Brown told CNN there is still the "terrible figure" of some 70 million children who are not in school today worldwide, the majority of whom are in Africa.

He said: "[It is] a real problem that if we don't solve will make people think that promises that are made are not kept, promises are made in a casual way rather than made in a serious way.

"A promise made to children, as Nelson Mandela himself has said, is a particularly sacred promise that's got to be observed, it's got to be honored, it's got to be implemented."

Brown, who heads the High Level Panel on Education, part of the Global Campaign for Education, has been pushing education to the top of the development agenda.

Education across Africa
Ethiopia: The number of children out of school has dropped by around four million over the past decade.
Tanzania: It has increased the share of GDP allocated to education to 7% from 2% in 1999.
Mali: Fewer than half the children entering school are expected to complete primary education.
Malawi: More than half of children tested in English at the beginning of Grade 4 were unable to read a single word.
Nigeria: Rich urban males average around 10 years in education but poor, rural female Hausa people average less than one year.
(Source: "Education for all: Beating poverty, unlocking prosperity" report)

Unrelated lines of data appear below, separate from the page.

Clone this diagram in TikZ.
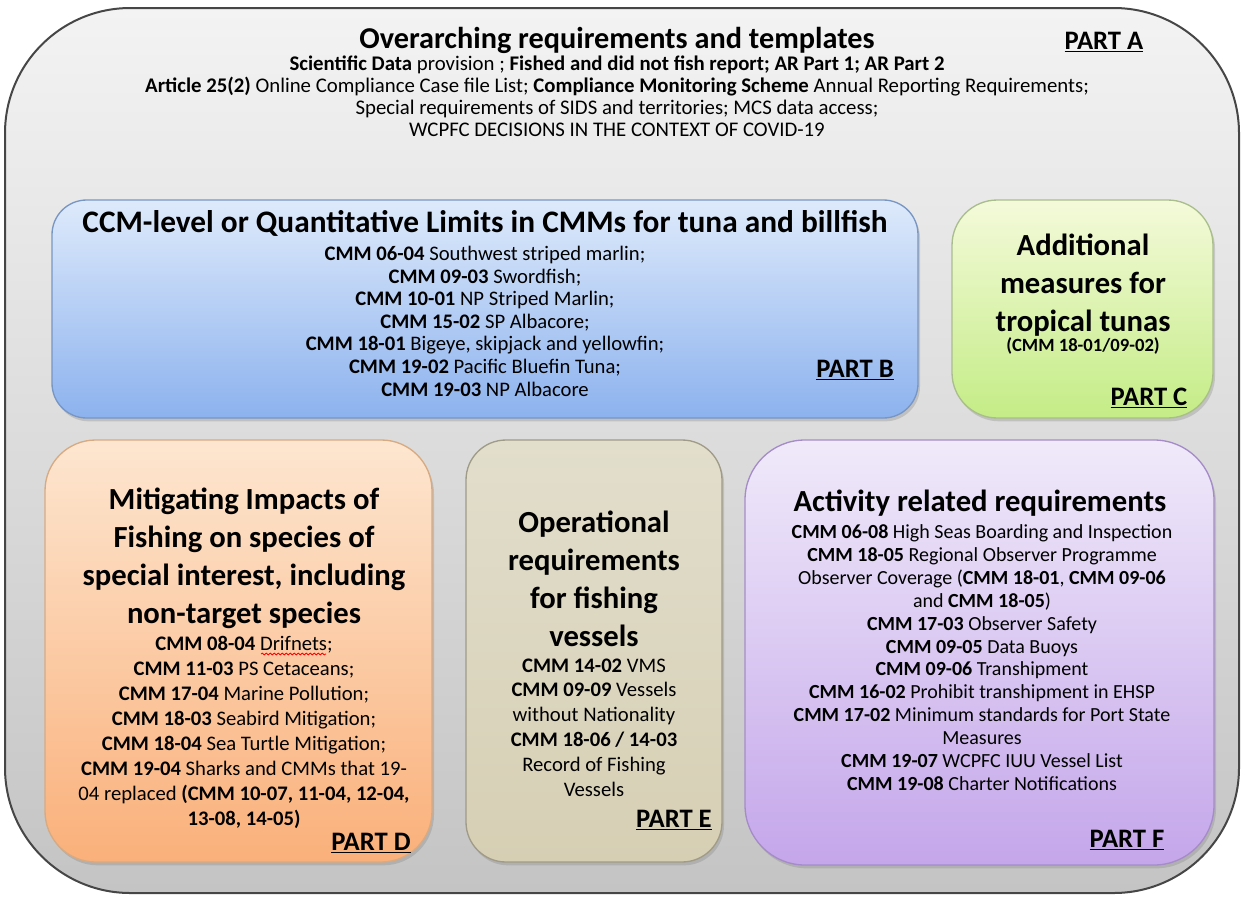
\documentclass[tikz,border=0pt]{standalone}
\usepackage{fontspec}
\setmainfont{Carlito}
\usetikzlibrary{shadows,calc,decorations.pathmorphing}

\definecolor{frameTop}{RGB}{243,243,243}
\definecolor{frameBot}{RGB}{196,196,196}
\definecolor{frameLine}{RGB}{70,70,70}
\definecolor{blueTop}{RGB}{222,234,251}
\definecolor{blueBot}{RGB}{140,178,238}
\definecolor{blueLine}{RGB}{120,150,195}
\definecolor{greenTop}{RGB}{244,250,218}
\definecolor{greenBot}{RGB}{196,236,134}
\definecolor{greenLine}{RGB}{170,190,140}
\definecolor{orangeTop}{RGB}{253,230,208}
\definecolor{orangeBot}{RGB}{250,176,122}
\definecolor{orangeLine}{RGB}{215,170,130}
\definecolor{tanTop}{RGB}{226,222,204}
\definecolor{tanBot}{RGB}{214,207,180}
\definecolor{tanLine}{RGB}{160,155,135}
\definecolor{lilacTop}{RGB}{240,234,250}
\definecolor{lilacBot}{RGB}{196,166,234}
\definecolor{lilacLine}{RGB}{165,140,200}

\tikzset{every picture/.style={line width=0.75pt}}
\tikzset{
  panel/.style={line width=1pt, drop shadow={opacity=0.3, shadow xshift=1.5pt, shadow yshift=-2.5pt}},
  ttl/.style={font=\fontsize{23}{28.5}\selectfont\bfseries, align=center, inner sep=0pt},
  lst/.style={font=\fontsize{15.5}{16.9}\selectfont, align=center, inner sep=0pt},
  partlbl/.style={font=\fontsize{20}{22}\selectfont\bfseries, inner sep=0pt},
  spellwave/.style={red, line width=0.6pt, decorate, decoration={snake, amplitude=0.7pt, segment length=3pt}},
}

\begin{document}
\begin{tikzpicture}[x=0.75pt,y=0.75pt,yscale=-1,xscale=1]
\path[use as bounding box] (0,0) rectangle (1241,896);

%Rounded Rect [outer frame]
\draw [color=frameLine, line width=1.5pt, top color=frameTop, bottom color=frameBot, rounded corners=94pt] (5,8) rectangle (1239,893) ;

%Rounded Rect [part B]
\draw [panel, color=blueLine, top color=blueTop, bottom color=blueBot, rounded corners=26pt] (52,200) rectangle (918,418) ;
%Rounded Rect [part C]
\draw [panel, color=greenLine, top color=greenTop, bottom color=greenBot, rounded corners=34pt] (952,200) rectangle (1213,418) ;
%Rounded Rect [part D]
\draw [panel, color=orangeLine, top color=orangeTop, bottom color=orangeBot, rounded corners=38pt] (45,440) rectangle (432,862) ;
%Rounded Rect [part E]
\draw [panel, color=tanLine, top color=tanTop, bottom color=tanBot, rounded corners=30pt] (466,440) rectangle (722,862) ;
%Rounded Rect [part F]
\draw [panel, color=lilacLine, top color=lilacTop, bottom color=lilacBot, rounded corners=45pt] (745,440) rectangle (1214,865) ;

% Text Node
\node [ttl, font=\fontsize{22.7}{28}\selectfont\bfseries] (titleA) at (617,40) {Overarching requirements and templates};
% Text Node
\node [lst, anchor=north, font=\fontsize{15.6}{16.5}\selectfont] (listA) at (617,55) {\textbf{Scientific Data} provision ; \textbf{Fished and did not fish report; AR Part 1; AR Part 2}\\\textbf{Article 25(2)} Online Compliance Case file List; \textbf{Compliance Monitoring Scheme} Annual Reporting Requirements;\\Special requirements of SIDS and territories; MCS data access;\\WCPFC DECISIONS IN THE CONTEXT OF COVID-19};
% Text Node
\node [partlbl] (partA) at (1104,42) {\underline{PART A}};

% Text Node
\node [ttl, font=\fontsize{23.5}{28}\selectfont\bfseries] (titleB) at (485,223) {CCM-level or Quantitative Limits in CMMs for tuna and billfish};
% Text Node
\node [lst, anchor=north] (listB) at (485,246) {\textbf{CMM 06-04} Southwest striped marlin;\\\textbf{CMM 09-03} Swordfish;\\\textbf{CMM 10-01} NP Striped Marlin;\\\textbf{CMM 15-02} SP Albacore;\\\textbf{CMM 18-01} Bigeye, skipjack and yellowfin;\\\textbf{CMM 19-02} Pacific Bluefin Tuna;\\\textbf{CMM 19-03} NP Albacore};
% Text Node
\node [partlbl] (partB) at (855,370) {\underline{PART B}};

% Text Node
\node [ttl, anchor=north] (titleC) at (1083,233) {Additional\\measures for\\tropical tunas};
% Text Node
\node [lst, font=\fontsize{14}{16}\selectfont\bfseries] (refC) at (1083,346) {(CMM 18-01/09-02)};
% Text Node
\node [partlbl] (partC) at (1149,398) {\underline{PART C}};

% Text Node
\node [ttl, anchor=north] (titleD) at (244,487) {Mitigating Impacts of\\Fishing on species of\\special interest, including\\non-target species};
% Text Node
\node [lst, anchor=north, font=\fontsize{15.5}{18.75}\selectfont] (listD) at (244,636) {\textbf{CMM 08-04} Drifnets;\\\textbf{CMM 11-03} PS Cetaceans;\\\textbf{CMM 17-04} Marine Pollution;\\\textbf{CMM 18-03} Seabird Mitigation;\\\textbf{CMM 18-04} Sea Turtle Mitigation;\\\textbf{CMM 19-04} Sharks and CMMs that 19-\\04 replaced \textbf{(CMM 10-07, 11-04, 12-04,}\\\textbf{13-08, 14-05)}};
%Spelling mark under Drifnets
\draw [spellwave] ($(listD.north)+(17,18)$) -- ($(listD.north)+(82,18)$) ;
% Text Node
\node [partlbl] (partD) at (371,843) {\underline{PART D}};

% Text Node
\node [ttl, anchor=north] (titleE) at (594,510) {Operational\\requirements\\for fishing\\vessels};
% Text Node
\node [lst, anchor=north, font=\fontsize{15.5}{18.6}\selectfont] (listE) at (594,658) {\textbf{CMM 14-02} VMS\\\textbf{CMM 09-09} Vessels\\without Nationality\\\textbf{CMM 18-06 / 14-03}\\Record of Fishing\\Vessels};
% Text Node
\node [partlbl] (partE) at (674,820) {\underline{PART E}};

% Text Node
\node [ttl] (titleF) at (980,503) {Activity related requirements};
% Text Node
\node [lst, anchor=north, font=\fontsize{15}{17.2}\selectfont] (listF) at (982,524) {\textbf{CMM 06-08} High Seas Boarding and Inspection\\\textbf{CMM 18-05} Regional Observer Programme\\Observer Coverage (\textbf{CMM 18-01}, \textbf{CMM 09-06}\\and \textbf{CMM 18-05})\\\textbf{CMM 17-03} Observer Safety\\\textbf{CMM 09-05} Data Buoys\\\textbf{CMM 09-06} Transhipment\\\textbf{CMM 16-02} Prohibit transhipment in EHSP\\\textbf{CMM 17-02} Minimum standards for Port State\\Measures\\\textbf{CMM 19-07} WCPFC IUU Vessel List\\\textbf{CMM 19-08} Charter Notifications};
% Text Node
\node [partlbl] (partF) at (1127,840) {\underline{PART F}};

\end{tikzpicture}
\end{document}
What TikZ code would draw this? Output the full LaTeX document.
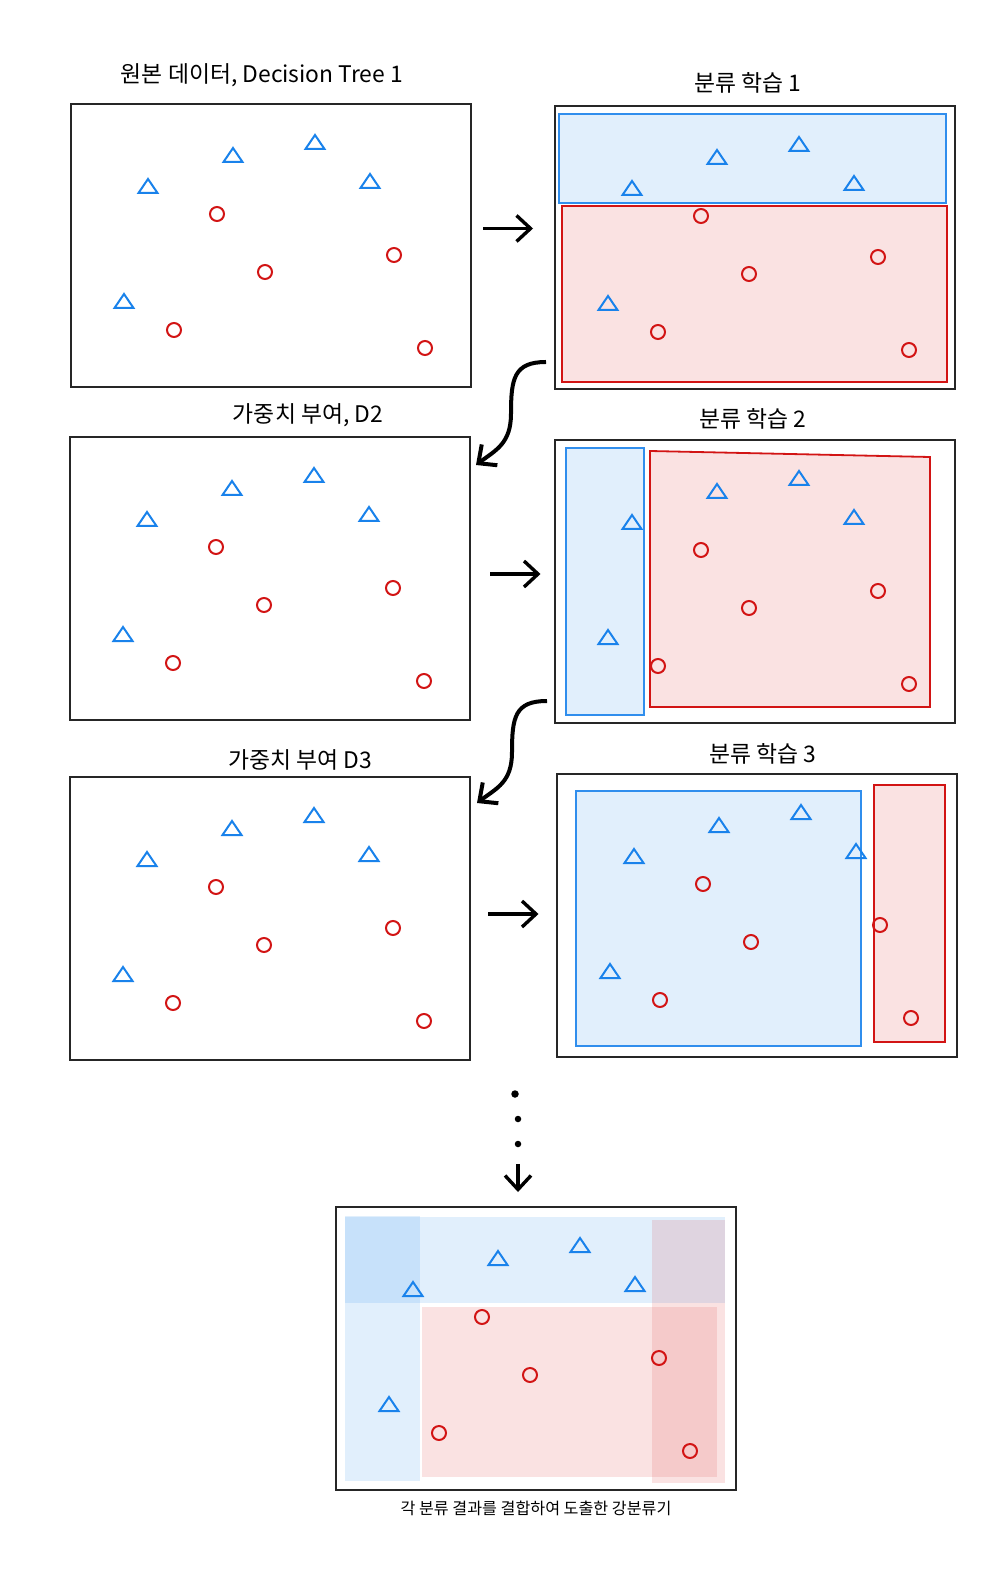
\documentclass[tikz,border=0pt]{standalone}
\usepackage{fontspec}
\setmainfont{Noto Sans CJK KR}
\usepackage{xcolor}
\usepackage{tikz}
\usetikzlibrary{arrows.meta, positioning, calc}
\definecolor{ptblue}{RGB}{25,130,235}
\definecolor{ptred}{RGB}{210,20,20}
\tikzstyle{arrow} = [line width=0.34mm, -{Straight Barb[length=1.4mm,width=2.6mm]}]

% puntos de datos (relativos a cada panel)
\newcommand{\samplepoints}[1]{%
  \begin{scope}[shift={(#1.north west)}]
    \foreach \px/\py in {77/82, 162/51, 244/38, 299/77, 53/197}
      \draw[tri] (\px,\py) ++(-9.5,7) -- ++(19,0) -- ++(-9.5,-14) -- cycle;
    \foreach \px/\py in {146/110, 194/168, 323/151, 103/226, 354/244}
      \draw[dot] (\px,\py) circle[radius=0.7mm];
  \end{scope}}

\begin{document}
\begin{tikzpicture}[
		x=0.1mm, y=-0.1mm,
		every node/.style={font=\fontsize{6.5}{7}\selectfont},
		panel/.style={draw=black!85, line width=0.2mm, minimum width=40mm, minimum height=28.3mm, inner sep=0, outer sep=0, anchor=north west},
		tri/.style={draw=ptblue, line width=0.2mm, line join=miter},
		dot/.style={draw=ptred, line width=0.2mm},
		bluebox/.style={draw=ptblue!90, line width=0.18mm, fill=ptblue, fill opacity=0.13},
		redbox/.style={draw=ptred, line width=0.18mm, fill=ptred, fill opacity=0.12},
		bluezone/.style={fill=ptblue, fill opacity=0.13},
		redzone/.style={fill=ptred, fill opacity=0.12},
		dotnode/.style={circle, fill=black, inner sep=0, minimum size=0.65mm}
		]
		\useasboundingbox (0,0) rectangle (1000,1587);
		
		% Paneles
		\node[panel] (data1) at (71,104) {};
		\node[panel] (learn1) at (555,106) {};
		\node[panel] (data2) at (70,437) {};
		\node[panel] (learn2) at (555,440) {};
		\node[panel] (data3) at (70,777) {};
		\node[panel] (learn3) at (557,774) {};
		\node[panel] (final) at (336,1207) {};
		
		% Regiones de clasificacion
		\begin{scope}[shift={(learn1.north west)}]
			\draw[bluebox] (4,8) rectangle (391,97);
			\draw[redbox] (7,100) rectangle (392,276);
		\end{scope}
		\begin{scope}[shift={(learn2.north west)}]
			\draw[bluebox] (11,8) rectangle (89,275);
			\draw[redbox] (95,11) -- (375,17) -- (375,267) -- (95,267) -- cycle;
		\end{scope}
		\begin{scope}[shift={(learn3.north west)}]
			\draw[bluebox] (19,17) rectangle (304,272);
			\draw[redbox] (317,11) rectangle (388,268);
		\end{scope}
		\begin{scope}[shift={(final.north west)}]
			\fill[bluezone] (9,9) rectangle (84,274);
			\fill[bluezone] (9,10) rectangle (389,96);
			\fill[redzone] (86,100) rectangle (381,270);
			\fill[redzone] (316,13) rectangle (389,276);
		\end{scope}
		
		% Datos
		\foreach \p in {data1, learn1, data2, learn2, data3, learn3, final}
			\samplepoints{\p};
		
		% Titulos
		\node (title1) at ($(data1.north)+(-9,-29)$) {원본 데이터, Decision Tree 1};
		\node (title2) at ($(learn1.north)+(-7,-23)$) {분류 학습 1};
		\node (title3) at ($(data2.north)+(38,-22)$) {가중치 부여, D2};
		\node (title4) at ($(learn2.north)+(-2,-21)$) {분류 학습 2};
		\node (title5) at ($(data3.north)+(30,-17)$) {가중치 부여 D3};
		\node (title6) at ($(learn3.north)+(6,-20)$) {분류 학습 3};
		\node[font=\fontsize{4.6}{5}\selectfont] (title7) at ($(final.south)+(0,18)$) {각 분류 결과를 결합하여 도출한 강분류기};
		
		% Flechas
		\draw[arrow, shorten <=1.2mm, shorten >=2.2mm] ([yshift=1.7mm]data1.east) -- ([yshift=1.7mm]data1.east -| learn1.west);
		\draw[arrow, shorten <=2mm, shorten >=1.45mm] ([yshift=0.45mm]data2.east) -- ([yshift=0.45mm]data2.east -| learn2.west);
		\draw[arrow, shorten <=1.8mm, shorten >=1.85mm] ([yshift=0.45mm]data3.east) -- ([yshift=0.45mm]data3.east -| learn3.west);
		
		\coordinate (c1s) at ($(learn1.south west)+(-9,-27)$);
		\coordinate (c1e) at ($(data2.north east)+(6,28)$);
		\draw[arrow, line width=0.4mm] (c1s) .. controls +(-32,0) and +(0,-35) .. ($(c1s)!0.5!(c1e)$) .. controls +(0,30) and +(20,-15) .. (c1e);
		\coordinate (c2s) at ($(learn2.south west)+(-8,-22)$);
		\coordinate (c2e) at ($(data3.north east)+(7,26)$);
		\draw[arrow, line width=0.4mm] (c2s) .. controls +(-32,0) and +(0,-35) .. ($(c2s)!0.5!(c2e)$) .. controls +(0,30) and +(20,-15) .. (c2e);
		
		% Puntos suspensivos
		\node[dotnode, minimum size=0.75mm] (dot1) at (515,1094) {};
		\node[dotnode] (dot2) at (518,1119) {};
		\node[dotnode] (dot3) at (518,1144) {};
		\draw[arrow, shorten <=1.6mm, shorten >=1.5mm] (dot3) -- (dot3 |- final.north);
	\end{tikzpicture}
\end{document}
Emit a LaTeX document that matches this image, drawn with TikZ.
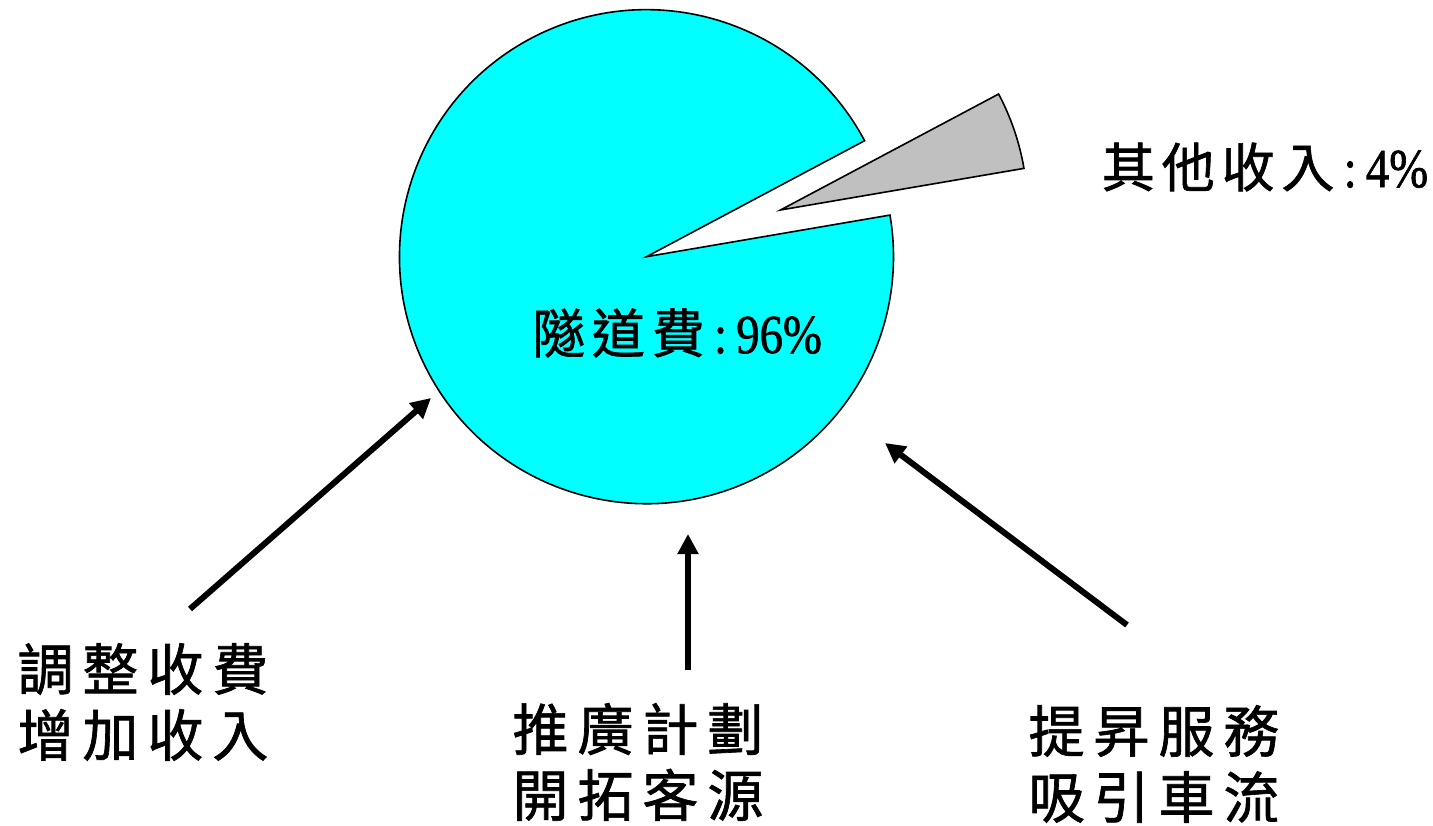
\documentclass[tikz,border=0pt]{standalone}
\usepackage{fontspec}
\usetikzlibrary{arrows.meta}
\newfontfamily\cjk[LetterSpace=16,FakeBold=1.2]{Noto Sans CJK TC}
\newfontfamily\cjkpie[LetterSpace=13,FakeBold=1.2]{Noto Sans CJK TC}
\newfontfamily\lat[FakeStretch=0.85,FakeBold=1.2]{Liberation Serif}
\definecolor{piecyan}{RGB}{0,255,255}
\definecolor{piegray}{RGB}{192,192,192}
\begin{document}
\begin{tikzpicture}[x=0.5pt,y=0.5pt,
  slice/.style={draw=black,line width=0.8pt,line join=miter},
  lbl/.style={font=\cjk\fontsize{28}{33}\selectfont,align=center,inner sep=0pt},
  pielbl/.style={font=\cjkpie\fontsize{26.5}{30}\selectfont,inner sep=0pt},
  bigarrow/.style={line width=3pt,-{Triangle[length=10pt,width=10pt]}}]
\useasboundingbox (0,0) rectangle (1433,825);
% main slice
\coordinate (C) at (646.5,568.3);
\draw[slice,fill=piecyan] (C) -- ++(28:247) arc[start angle=28,end angle=369.7,radius=247] -- cycle;
% exploded slice
\coordinate (G) at (780.5,615);
\draw[slice,fill=piegray] (G) -- ++(9.7:247) arc[start angle=9.7,end angle=28,radius=247] -- cycle;
% labels
\node[pielbl] (main) at (677,492) {隧道費{\lat\fontsize{27.5}{30}\selectfont\,:\,96\%}};
\node[pielbl] (other) at (1265,658) {其他收入{\lat\fontsize{27.5}{30}\selectfont\,:\,4\%}};
\node[lbl] (l1) at (143,123) {調整收費\\增加收入};
\node[lbl] (l2) at (638,63) {推廣計劃\\開拓客源};
\node[lbl] (l3) at (1154,61) {提昇服務\\吸引車流};
% arrows
\coordinate (a1s) at (190,216);
\coordinate (a1e) at (431,427);
\coordinate (a2s) at (688,155);
\coordinate (a2e) at (688,291);
\coordinate (a3s) at (1127,200);
\coordinate (a3e) at (885,382);
\draw[bigarrow] (a1s) -- (a1e);
\draw[bigarrow] (a2s) -- (a2e);
\draw[bigarrow] (a3s) -- (a3e);
\end{tikzpicture}
\end{document}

He recently launched "Education for all: Beating poverty, unlocking prosperity," a report that urges rich nations to put education at the heart of their strategy for accelerated economic growth in the developing world.

According to the report, improved access to schools and increased learning achievement could increase per-capita income growth in the poorest countries by 2%.

The report estimates that every $1 invested in education would generate $10-$15 in returns through higher growth.

It also adds that universal basic education up to lower secondary level for women in sub-Saharan Africa could save 1.8 million lives every year.

While Brown notes that there have been some great success stories in recent years -- citing the "enormous progress" of countries such as Ethiopia and Tanzania -- he adds that more needs to be done to tackle the education problem across Africa.

"We need a million more teachers, we need the classrooms built, we need the education materials," said Brown, who served as Britain's Prime Minister from June 2007 to May 2010.

He describes the oil-rich nation of Nigeria as a "disappointment," citing the country's million uneducated children. "There are still eight million children not at school, there are problems in the regional educational decisions that are being made," he said.

"Girls are not given the prominence that they deserve for education in some parts of Nigeria -- it's a cultural as well as a financial challenge that's got to be met," Brown explained.

Brown, who has asked the world's richest nations to donate $3-4 billion annually by 2015 to a new Global Fund for Education, said a leap of technology is needed in Africa so that the internet, mobile phones and computers become accessible and are used as educational tools for children.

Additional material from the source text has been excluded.